4. Indemnification for Additional Expenses. The Company shall indemnify, or
cause the indemnification of, Indemnitee against any and all Expenses and, if requested by Indemnitee, shall advance such Expenses to Indemnitee subject to and in accordance with Section 2(b), which are incurred by Indemnitee in connection with any
action brought by Indemnitee for (i) indemnification or an Expense Advance by the Company under this Agreement or any provision of the Memorandum and Articles of Association now or hereafter in effect and/or (ii) recovery under any directors’ and
officers’ liability insurance policies maintained by the Company, regardless of whether Indemnitee ultimately is determined to be entitled to such indemnification, Expense Advance or insurance recovery, as the case may be; provided that Indemnitee
shall be required to reimburse such Expenses in the event that a final judicial determination is made (as to which all rights of appeal therefrom have been exhausted or lapsed) that such action brought by Indemnitee, or the defense by Indemnitee of
an action brought by the Company or any other person, as applicable, was frivolous or in bad faith.

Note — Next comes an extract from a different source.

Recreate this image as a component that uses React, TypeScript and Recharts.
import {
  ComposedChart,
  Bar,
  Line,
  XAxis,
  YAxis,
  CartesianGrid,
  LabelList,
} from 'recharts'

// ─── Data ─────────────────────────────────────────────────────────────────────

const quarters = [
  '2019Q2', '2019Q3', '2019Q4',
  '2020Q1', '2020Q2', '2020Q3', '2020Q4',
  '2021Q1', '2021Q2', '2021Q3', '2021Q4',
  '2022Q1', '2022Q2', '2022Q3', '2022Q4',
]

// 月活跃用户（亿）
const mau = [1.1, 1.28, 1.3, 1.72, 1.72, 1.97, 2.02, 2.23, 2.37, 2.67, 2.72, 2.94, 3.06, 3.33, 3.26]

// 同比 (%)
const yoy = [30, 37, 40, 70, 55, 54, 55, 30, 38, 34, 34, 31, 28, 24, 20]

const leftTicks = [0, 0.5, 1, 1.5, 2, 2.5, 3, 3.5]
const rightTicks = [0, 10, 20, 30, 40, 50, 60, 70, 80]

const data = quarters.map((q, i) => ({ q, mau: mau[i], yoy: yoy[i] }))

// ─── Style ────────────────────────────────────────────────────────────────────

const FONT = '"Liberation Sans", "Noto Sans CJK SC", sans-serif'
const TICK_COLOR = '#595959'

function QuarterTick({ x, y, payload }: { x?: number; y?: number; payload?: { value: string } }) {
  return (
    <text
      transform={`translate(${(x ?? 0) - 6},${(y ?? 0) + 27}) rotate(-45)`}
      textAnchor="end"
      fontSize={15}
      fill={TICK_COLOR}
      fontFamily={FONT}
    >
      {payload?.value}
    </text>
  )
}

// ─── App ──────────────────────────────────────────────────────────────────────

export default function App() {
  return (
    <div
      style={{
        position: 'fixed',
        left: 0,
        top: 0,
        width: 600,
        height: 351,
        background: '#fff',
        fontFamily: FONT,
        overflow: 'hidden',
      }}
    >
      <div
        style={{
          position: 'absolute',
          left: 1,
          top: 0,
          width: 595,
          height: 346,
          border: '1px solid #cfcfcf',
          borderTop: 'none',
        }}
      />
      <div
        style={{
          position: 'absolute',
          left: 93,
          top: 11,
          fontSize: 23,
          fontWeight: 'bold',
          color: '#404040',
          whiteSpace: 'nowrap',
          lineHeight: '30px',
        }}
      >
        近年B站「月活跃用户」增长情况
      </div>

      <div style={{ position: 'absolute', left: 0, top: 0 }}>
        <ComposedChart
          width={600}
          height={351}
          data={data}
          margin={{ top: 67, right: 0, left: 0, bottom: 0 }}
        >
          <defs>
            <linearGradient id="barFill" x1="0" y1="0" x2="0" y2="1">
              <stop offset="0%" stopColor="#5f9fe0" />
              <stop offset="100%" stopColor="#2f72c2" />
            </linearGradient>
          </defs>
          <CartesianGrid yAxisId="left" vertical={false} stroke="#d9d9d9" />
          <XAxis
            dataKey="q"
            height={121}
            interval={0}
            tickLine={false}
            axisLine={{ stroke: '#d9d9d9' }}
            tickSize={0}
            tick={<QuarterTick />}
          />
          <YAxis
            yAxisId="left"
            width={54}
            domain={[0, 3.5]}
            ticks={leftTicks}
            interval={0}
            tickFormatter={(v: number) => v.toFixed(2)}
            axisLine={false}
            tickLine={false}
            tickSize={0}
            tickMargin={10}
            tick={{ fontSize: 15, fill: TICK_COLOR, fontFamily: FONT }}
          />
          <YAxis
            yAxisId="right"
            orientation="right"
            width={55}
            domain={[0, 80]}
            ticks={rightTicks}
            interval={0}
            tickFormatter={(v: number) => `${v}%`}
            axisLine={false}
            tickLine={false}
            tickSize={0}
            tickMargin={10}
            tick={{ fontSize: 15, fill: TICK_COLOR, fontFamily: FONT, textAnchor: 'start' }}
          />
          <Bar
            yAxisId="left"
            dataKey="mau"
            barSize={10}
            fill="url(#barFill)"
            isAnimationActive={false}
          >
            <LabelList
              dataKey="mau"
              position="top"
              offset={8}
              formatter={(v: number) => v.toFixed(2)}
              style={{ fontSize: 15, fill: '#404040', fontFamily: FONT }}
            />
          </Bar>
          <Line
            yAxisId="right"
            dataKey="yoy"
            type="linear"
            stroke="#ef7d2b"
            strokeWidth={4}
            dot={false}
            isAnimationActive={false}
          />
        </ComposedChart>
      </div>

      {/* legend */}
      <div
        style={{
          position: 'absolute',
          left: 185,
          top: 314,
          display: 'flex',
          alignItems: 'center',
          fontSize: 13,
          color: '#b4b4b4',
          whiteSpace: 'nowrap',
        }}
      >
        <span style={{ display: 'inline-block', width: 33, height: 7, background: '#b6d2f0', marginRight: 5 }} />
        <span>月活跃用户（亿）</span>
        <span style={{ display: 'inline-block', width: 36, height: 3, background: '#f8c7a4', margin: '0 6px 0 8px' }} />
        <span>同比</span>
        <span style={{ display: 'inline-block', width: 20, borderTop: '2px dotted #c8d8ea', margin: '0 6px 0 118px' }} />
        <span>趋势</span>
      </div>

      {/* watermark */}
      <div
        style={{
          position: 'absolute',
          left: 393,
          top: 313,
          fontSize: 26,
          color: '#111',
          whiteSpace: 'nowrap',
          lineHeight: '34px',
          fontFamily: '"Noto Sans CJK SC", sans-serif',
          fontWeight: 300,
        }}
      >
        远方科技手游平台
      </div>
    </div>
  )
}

5. Partial Indemnity, Etc. If Indemnitee is entitled under any provision of this
Agreement to indemnification by the Company for some or a portion of the Expenses or other Indemnifiable Amounts in respect of a Claim but not, however, for all of the total amount thereof, the Company shall nevertheless indemnify Indemnitee for
the portion thereof to which Indemnitee is entitled. Moreover, notwithstanding any other provision of this Agreement, to the extent that Indemnitee has been successful on the merits or otherwise in defense of any or all Claims relating in whole or
in part to an Indemnifiable Event or in defense of any issue or matter therein, including dismissal without prejudice, Indemnitee shall be indemnified against all Expenses incurred in connection therewith.

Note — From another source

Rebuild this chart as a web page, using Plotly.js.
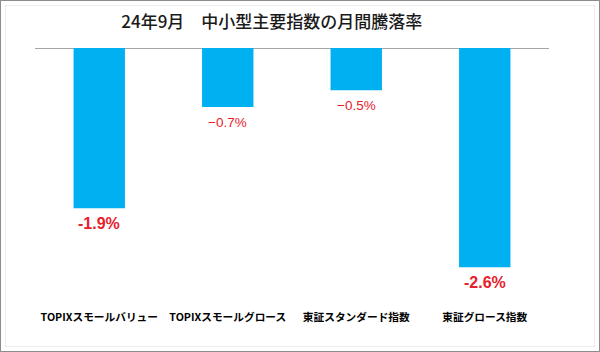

6. Burden of Proof, Etc. In connection with any determination by the Reviewing
Party or otherwise as to whether Indemnitee is entitled to be indemnified hereunder the Reviewing Party, court, any finder of fact or other relevant person shall presume that the Indemnitee has satisfied the applicable standard of conduct and is
entitled to indemnification, and the burden of proof shall be on the Company (or any other person or entity disputing such conclusions) to establish, by clear and convincing evidence, that Indemnitee is not so entitled.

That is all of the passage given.